Steel and stainless steel CO2 cylinders too exist. Steel cylinders are commonly used for storing compressed gases, including CO2. While less common than carbon steel cylinders, stainless steel cylinders are sometimes used for storing CO2, especially in industrial or corrosive environments. Stainless steel cylinders are highly durable and resistant to corrosion, making them suitable for long term use in harsh conditions.
alternative uses
Information presented under alternative uses includes factual data and some conjecture including assessments about possible risks. It is neither suggested nor recommended that a CO2 tank cylinder be used for any purpose other than the intended design. An exploration of "what would" or "what could" happen is only theoretical for the purposes of thought and discussion. This web resources nor any of the contributors shall be held liable for what a reader may attempt to do. Do not try this at home.
People will ask if a CO2 cylinder can be repurposed. Some have questioned if such a cylinder can be used as a tank to store compressed air. Others have asked about storing other gasses in such a tank, even propane, which is a highly flammable gas that is stored in pressurized liquid form.
As compared to other types of tanks, specifically, for example, a propane tank: CO2 cylinders have much thicker walls than propane cylinders. Propane cylinders are 250 p.s.i. max pressure, CO2 cylinders are normally 1800 p.s.i. At 100 degrees F. propane exerts about 170 p.s.i., while CO2 exerts about 1400 p.s.i. Even at room temperature a full CO2 cylinders runs about 850 p.s.i. A typical air compressor won't reach much above 120-150 psi.
Unlike propane storage tanks, the CO2 tank lacks safety mechanisms for dealing with flammable gas and excess pressure buildup. CO2 cylinders are typically designed and manufactured to withstand the pressure and properties of carbon dioxide and composed of material that is non-reactive with CO2. Again, as an example, Propane could potentially react with the materials used in the construction of the CO2 cylinder, leading to corrosion, degradation, or even rupture of the cylinder. Further research is required to learn if the material used to construct a CO2 tank can safely contain propane without reaction and/or corrosion.

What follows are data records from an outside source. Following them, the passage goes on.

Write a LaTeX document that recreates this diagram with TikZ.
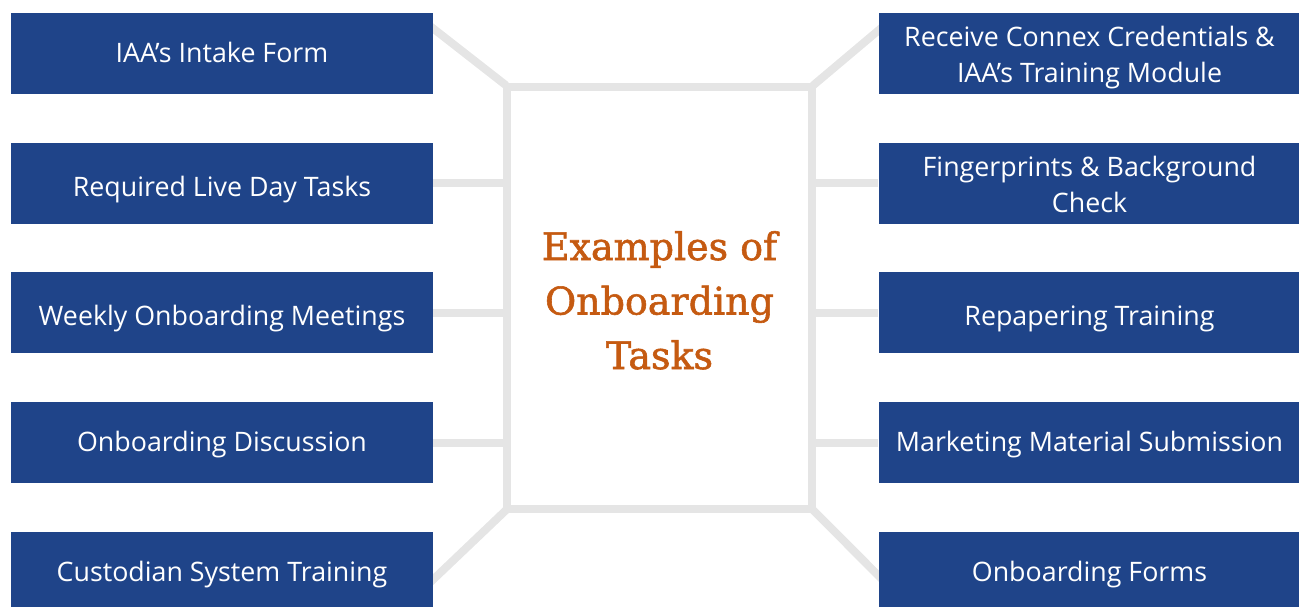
\documentclass[tikz,border=0pt]{standalone}
\usepackage{fontspec}
\usetikzlibrary{backgrounds}
\newfontfamily\boxfont{Open Sans}
\newfontfamily\titlefont[FakeBold=1.5]{DejaVu Serif}
\definecolor{boxblue}{RGB}{31,68,137}
\definecolor{linegray}{RGB}{229,229,229}
\definecolor{titleorange}{RGB}{197,90,17}
\begin{document}
\begin{tikzpicture}[x=1pt,y=-1pt,
  task/.style={fill=boxblue, text=white, minimum width=422pt, minimum height=81pt, inner sep=0pt, align=center,
    text height=20pt, text depth=2.4pt, font=\boxfont\fontsize{26.8}{36}\selectfont},
  lowtext/.style={text height=26pt, text depth=0pt},
  twoline/.style={text height=#1, text depth=6pt},
  conn/.style={draw=linegray, line width=8pt},
  hub/.style={draw=linegray, line width=8pt, minimum width=305pt, minimum height=422pt, inner sep=0pt},
  title/.style={align=center, text=titleorange, inner sep=0pt, font=\titlefont\fontsize{38}{54.5}\selectfont}]
\useasboundingbox (0,0) rectangle (1299,607);
\node[hub] (C) at (659.5,298) {};
\node[title, anchor=base] (T) at ([yshift=-71pt]C.center) {Examples of\\Onboarding\\Tasks};
\node[task] (L1) at (222,53.5) {IAA’s Intake Form};
\node[task, lowtext] (L2) at (222,183.5) {Required Live Day Tasks};
\node[task, lowtext] (L3) at (222,312.5) {Weekly Onboarding Meetings};
\node[task] (L4) at (222,442.5) {Onboarding Discussion};
\node[task] (L5) at (222,572.5) {Custodian System Training};
\node[task, twoline=65pt] (R1) at (1089.5,53.5) {Receive Connex Credentials \&\\IAA’s Training Module};
\node[task, twoline=63pt] (R2) at (1089.5,183.5) {Fingerprints \& Background\\Check};
\node[task, lowtext] (R3) at (1089.5,312.5) {Repapering Training};
\node[task] (R4) at (1089.5,442.5) {Marketing Material Submission};
\node[task] (R5) at (1089.5,572.5) {Onboarding Forms};
\begin{scope}[on background layer]
\draw[conn, shorten <=-15pt, shorten >=-4pt] ([yshift=25pt]L1.east) -- (C.north west);
\draw[conn, shorten <=-15pt, shorten >=-4pt] ([yshift=23pt]R1.west) -- (C.north east);
\draw[conn, shorten <=-15pt, shorten >=-4pt] ([yshift=-7pt]L5.east) -- (C.south west);
\draw[conn, shorten <=-15pt, shorten >=-4pt] ([yshift=-3pt]R5.west) -- (C.south east);
\foreach \i in {2,3,4} {
  \draw[conn] (L\i.east) -- (L\i.east -| C.west);
  \draw[conn] (R\i.west) -- (R\i.west -| C.east);
}
\end{scope}
\end{tikzpicture}
\end{document}
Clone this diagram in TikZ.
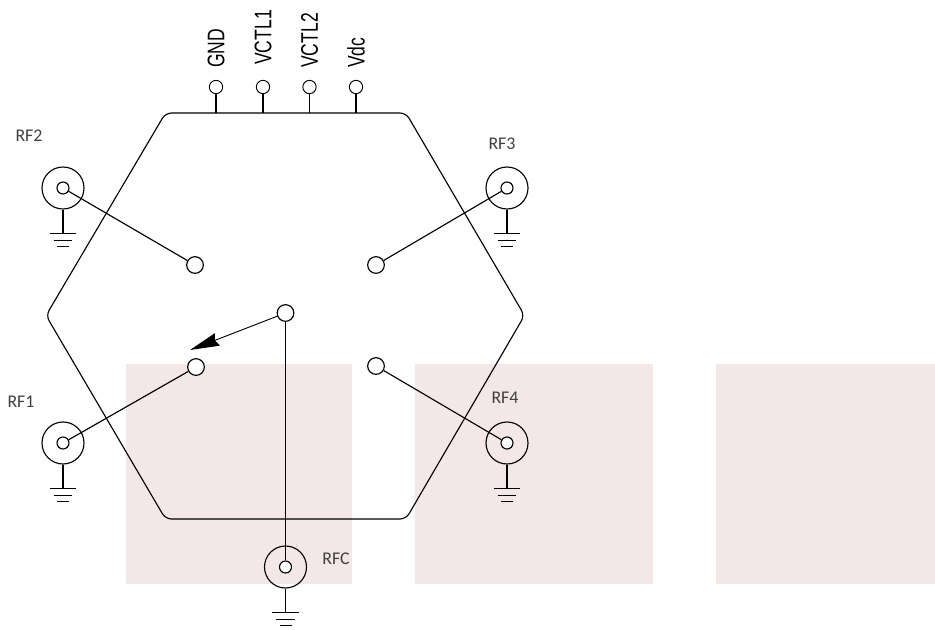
\documentclass[tikz,border=0pt]{standalone}
\usepackage{fontspec}
\setmainfont{Carlito}
\newfontfamily\pinfont{Liberation Sans}
\usetikzlibrary{arrows.meta}
\usetikzlibrary{calc}
\definecolor{blush}{HTML}{F4E7E7}
\definecolor{labelgray}{HTML}{404040}
\tikzset{wire/.style={line width=.85pt,black}}
\tikzset{contact/.style={circle,draw,wire,fill=white,inner sep=0pt,minimum size=12.5pt}}
\tikzset{coax/.style={circle,draw,wire,inner sep=0pt,minimum size=31.5pt}}
\tikzset{core/.style={circle,draw,wire,fill=white,inner sep=0pt,minimum size=9pt}}
\tikzset{pin/.style={circle,draw,line width=.7pt,fill=white,inner sep=0pt,minimum size=10pt}}
\tikzset{l/.style={font=\fontsize{13.4}{13.4}\selectfont,text=labelgray,inner sep=0pt}}
\tikzset{m/.style={rotate=90,anchor=west,inner sep=0pt,font=\pinfont\fontsize{18}{18}\selectfont}}
\begin{document}
\begin{tikzpicture}[x=0.75pt,y=-0.75pt]
        \useasboundingbox (0,0) rectangle (935,629);
        % shaded panels
        \fill [blush] (126,364) rectangle (352,584);
        \fill [blush] (415,364) rectangle (653,584);
        \fill [blush] (716,364) rectangle (935,584);
        % switch body
        \draw [wire,rounded corners=4.5pt] (165.5,113)--(406,113)--(524.5,315.5)--(406,519)--(165.5,519)--(46,315.5)--cycle;
        % ports
        \foreach \n/\x/\y in {A/63/443,B/63/188,C/507/188,D/507/443,E/285.5/567}
        {
          \node [coax] (O\n) at (\x,\y) {};
          \node [core] (P\n) at (\x,\y) {};
          \coordinate (G\n) at ($(O\n.south)+(0,-18pt)$);
          \draw [wire] (O\n.south)--(G\n);
          \draw [wire] ($(G\n)+(-10pt,0)$)--($(G\n)+(10pt,0)$);
          \draw [wire] ($(G\n)+(-7pt,-5pt)$)--($(G\n)+(7pt,-5pt)$);
          \draw [wire] ($(G\n)+(-4.5pt,-10pt)$)--($(G\n)+(4.5pt,-10pt)$);
        }
        % throws
        \node [contact] (TA) at (196,367) {};
        \node [contact] (TB) at (195,265) {};
        \node [contact] (TC) at (376,265) {};
        \node [contact] (TD) at (376,366) {};
        \node [contact] (H) at (285.5,313) {};
        \coordinate (W) at (190,350);
        \draw [wire] (PA)--(TA);
        \draw [wire] (PB)--(TB);
        \draw [wire] (PC)--(TC);
        \draw [wire] (PD)--(TD);
        \draw [wire] (PE)--(H);
        \draw [line width=.7pt,-{Stealth[length=22pt,width=10pt,inset=2pt]}] (H)--(W);
        % control pins
        \foreach \n/\x/\t/\b in {a/216/GND/68,b/263/VCTL1/65,c/309.5/VCTL2/68,d/356/Vdc/68}
        {
          \node [pin] (V\n) at (\x,87) {};
          \coordinate (S\n) at (\x,113);
          \draw [wire] (V\n)--(S\n);
          \node [m] (L\n) at (\x,\b) {\scalebox{.73}[1]{\t}};
        }
        % port names
        \node [l] (LA) at (21,402) {RF1};
        \node [l] (LB) at (29,136) {RF2};
        \node [l] (LC) at (502,144) {RF3};
        \node [l] (LD) at (505,398) {RF4};
        \node [l] (LE) at (336,559) {RFC};
      \end{tikzpicture}
\end{document}
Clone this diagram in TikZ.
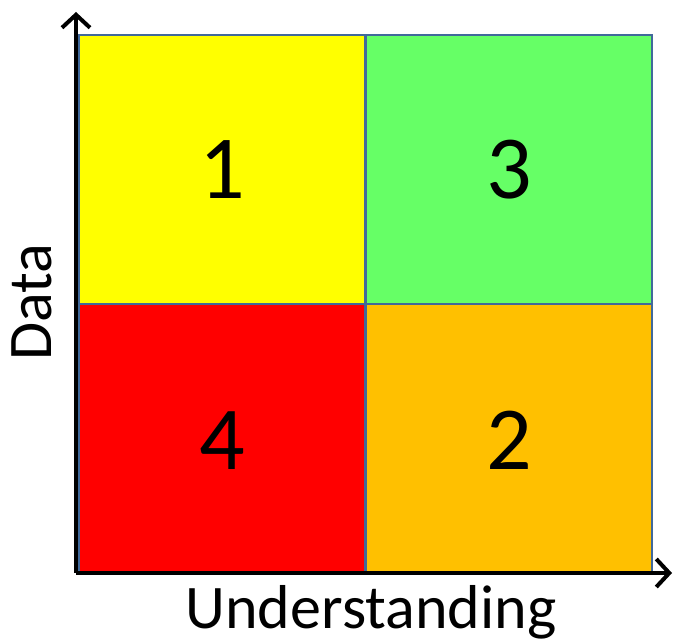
\documentclass[tikz,border=0pt]{standalone}
\usepackage{fontspec}
\setmainfont{Carlito}
\usetikzlibrary{arrows.meta}
\definecolor{cyel}{HTML}{FFFF00}
\definecolor{cgrn}{HTML}{66FF66}
\definecolor{cred}{HTML}{FF0000}
\definecolor{corg}{HTML}{FFC000}
\definecolor{cbrd}{HTML}{41699A}
\tikzset{
  cell/.style={draw=cbrd, line width=2.2pt, minimum width=286pt, minimum height=269pt, inner sep=0pt},
  digit/.style={font=\fontsize{90}{94}\selectfont, inner sep=0pt, anchor=base},
  axis/.style={line width=3.2pt, -{Straight Barb[length=13pt,width=28pt,line width=4pt]}},
  lbl/.style={font=\fontsize{62}{66}\selectfont, inner sep=0pt}
}
\begin{document}
\begin{tikzpicture}[x=1pt,y=-1pt]
\useasboundingbox (0,0) rectangle (676,639);
\node[cell, fill=cyel] (c1) at (222,169.5) {};
\node[cell, fill=cgrn] (c3) at (509,169.5) {};
\node[cell, fill=cred] (c4) at (222,438.5) {};
\node[cell, fill=corg] (c2) at (509,438.5) {};
\node[digit] (d1) at (222,198) {1};
\node[digit] (d3) at (509,198) {3};
\node[digit] (d4) at (222,469) {4};
\node[digit] (d2) at (509,469) {2};
\coordinate (o) at (76,573);
\coordinate (ytip) at (76,12);
\coordinate (xtip) at (672,573);
\draw[axis] (o) -- (ytip);
\draw[axis] (o) -- (xtip);
\node[lbl, anchor=base] (xl) at (371,628) {Understanding};
\node[lbl, anchor=base, rotate=90] (yl) at (51,302) {Data};
\end{tikzpicture}
\end{document}
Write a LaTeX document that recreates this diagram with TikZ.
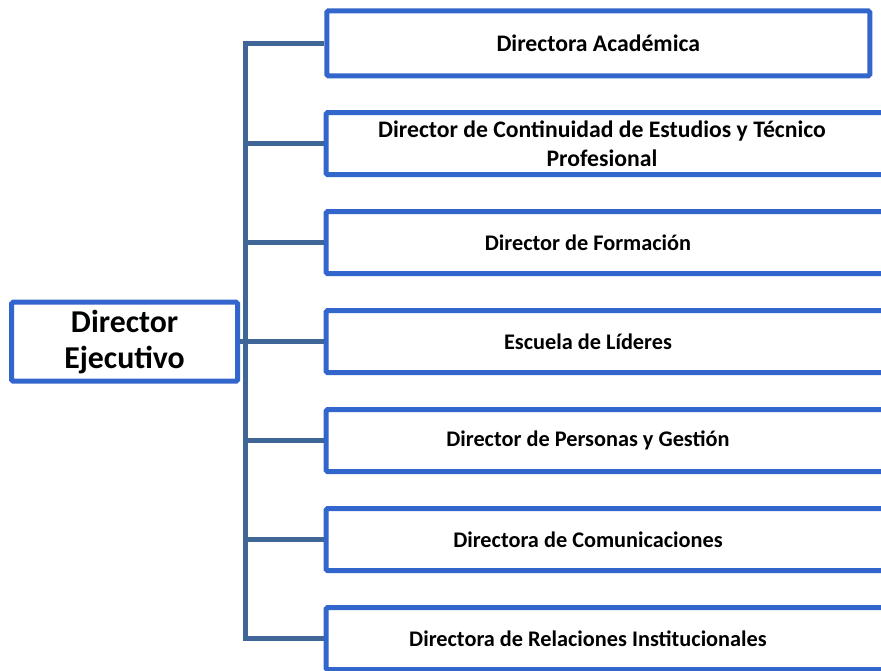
\documentclass[tikz,border=0pt]{standalone}
\usepackage{fontspec}
\setmainfont{Carlito}
\usepackage{tikz}
\usetikzlibrary{positioning}
\usetikzlibrary{calc}
\definecolor{boxblue}{RGB}{51,102,204}
\definecolor{linkblue}{RGB}{64,102,152}
\newcommand{\unitfont}{\fontsize{22.3}{27.5}\selectfont\bfseries}
\newcommand{\topfont}{\fontsize{23.7}{28.5}\selectfont\bfseries}
\newcommand{\bossfont}{\fontsize{31.8}{36}\selectfont\bfseries}

\begin{document}
\begin{tikzpicture}[x=1pt,y=1pt,node distance=99pt]
\tikzstyle{boss node}=[rectangle,draw=boxblue,fill=white,line width=5pt,rounded corners=1.5pt,minimum width=226pt,minimum height=79pt,align=center,font=\bossfont]
\tikzstyle{first node}=[rectangle,draw=boxblue,fill=white,line width=5pt,rounded corners=1.5pt,minimum width=543pt,minimum height=65pt]
\tikzstyle{unit node}=[rectangle,draw=boxblue,fill=white,line width=5pt,rounded corners=1.5pt,minimum width=574pt,minimum height=62pt]
\tikzstyle{unit label}=[align=center,font=\unitfont,inner sep=0pt]
\tikzstyle{top label}=[align=center,font=\topfont,inner sep=0pt]
\tikzset{
  branch/.style = {draw=linkblue,line width=5pt}
}

\useasboundingbox (0,0) rectangle (881,-671);
\clip (0,0) rectangle (881,-671);

    \node[boss node]   (boss)  at (124.6,-341.7) {Director\\Ejecutivo};
    \node[first node]  (b1)    at (598.3,-43.4)  {};
    \node[unit node]   (b2)    at (613,-143.7)   {};
    \node[unit node]   (b3)    [below of = b2]   {};
    \node[unit node]   (b4)    [below of = b3]   {};
    \node[unit node]   (b5)    [below of = b4]   {};
    \node[unit node]   (b6)    [below of = b5]   {};
    \node[unit node]   (b7)    [below of = b6]   {};
    \coordinate        (spine) at (245.8,0);
    %%%%%%%%%%%%%%%%%%%%%%%%%%%%%%%%%%
    \node[top label]   (t1) at (b1.center) {Directora Académica};
    \node[top label]   (t2) [xshift=-11pt] at (b2.center) {Director de Continuidad de Estudios y Técnico\\Profesional};
    \node[unit label]  (t3) [xshift=-25pt] at (b3.center) {Director de Formación};
    \node[unit label]  (t4) [xshift=-25pt] at (b4.center) {Escuela de Líderes};
    \node[unit label]  (t5) [xshift=-25pt] at (b5.center) {Director de Personas y Gestión};
    \node[unit label]  (t6) [xshift=-25pt] at (b6.center) {Directora de Comunicaciones};
    \node[unit label]  (t7) [xshift=-25pt] at (b7.center) {Directora de Relaciones Institucionales};

    \draw[branch] (b1.west) -| (spine |- b7.west) -- (b7.west);
    \draw[branch] (spine |- b2.west) -- (b2.west);
    \draw[branch] (spine |- b3.west) -- (b3.west);
    \draw[branch] (boss.east) -- (b4.west);
    \draw[branch] (spine |- b5.west) -- (b5.west);
    \draw[branch] (spine |- b6.west) -- (b6.west);
\end{tikzpicture}
\end{document}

Consider the case of an aluminum CO2 cylinder tank and liquid propane, while propane itself does not react significantly with aluminum, moisture or impurities present in the propane could lead to corrosion of aluminum surfaces over time. This corrosion could potentially weaken the aluminum container's structural integrity and lead to leaks or failure. Steel is more commonly used for propane storage tanks due to its strength, durability, and compatibility with high-pressure liquids.
Some people have devised ways of using an air compressor to refill a CO2 tank. A typical air compressor won't reach much above 120-150 psi which they believe is well within tolerances. This strategy might be so that an individual can store and use compressed air away from a stationary installed compressor, such as filling a flat tire on a large automobile somewhere remote. Compressed air remains air, a gas, and the CO2 tank is designed to store liquid, not gas. This practice could be dangerous and could lead to a tank rupture and injury to the operator.